Faced with increasing amounts of waste, many governments have reviewed available policy options and concluded that placing the responsibility for the post-consumer phase of certain goods on producers could be an option. Extended Producer Responsibility (EPR) is a policy approach under which producers are given a significant responsibility – financial and/or physical – for the treatment or disposal of post-consumer products. Assigning such responsibility could in principle provide incentives to prevent wastes at the source, promote product design for the environment and support the achievement of public recycling and materials management goals. Within the OECD the trend is towards the extension of EPR to new products, product groups and waste streams such as electrical appliances and electronics.
OECD has been doing much work on EPR, previously under the auspices of the Working Party on National Environmental Policies, currently under the auspices of the Working Party on Resource Productivity and Waste.
For example, the book Extended Producer Responsibility: A Guidance Manual for Governments was issued in 2001. It discusses the potential benefits and costs associated with EPR.
Like for other policy approaches, a careful assessment of the related costs and benefits of EPRs is important. The document Analytical Framework for Evaluating the Costs and Benefits of Extended Producer Responsibility Programmes provides detailed information on how to carry-out such assessments.

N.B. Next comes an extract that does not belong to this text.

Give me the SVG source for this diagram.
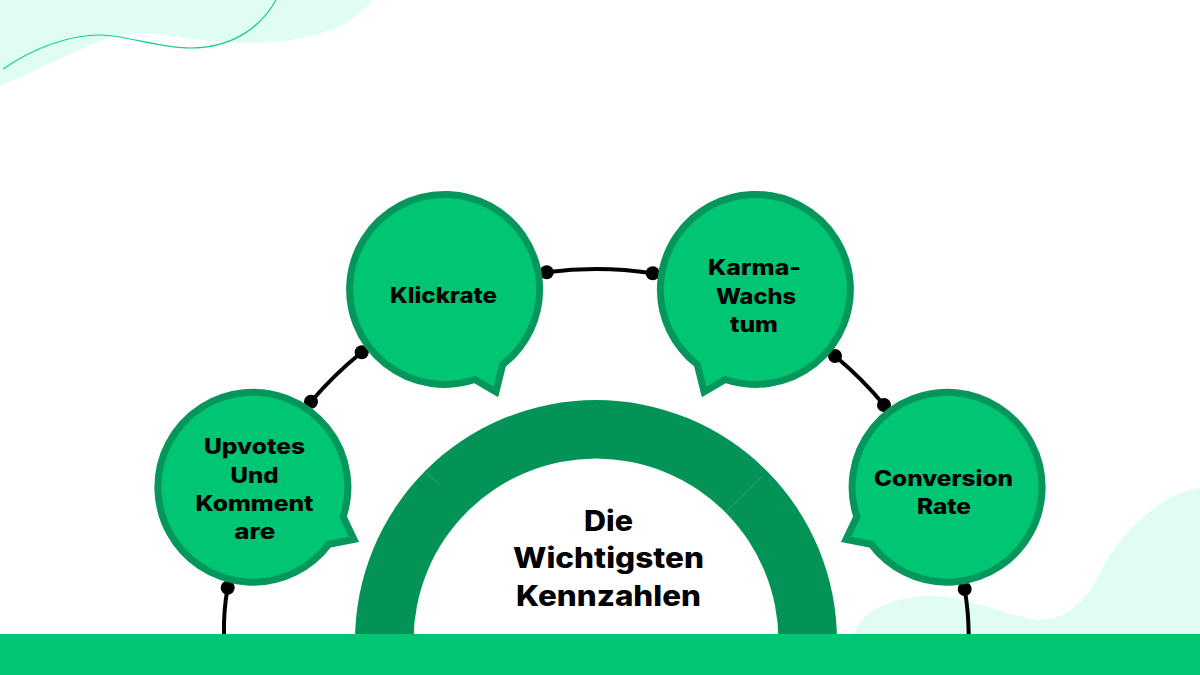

One of the aims when introducing EPR schemes has often been to give producers an incentive to change product design in environmentally benign ways, for example by making it easier to reuse or recycle the products. The report EPR Policies and Product Design: Economic Theory and Selected Case Studies discusses the theory behind this argument and analyses some selected cases. The report Instrument Mixes Addressing Household Waste also provides some discussion of the use of EPR schemes.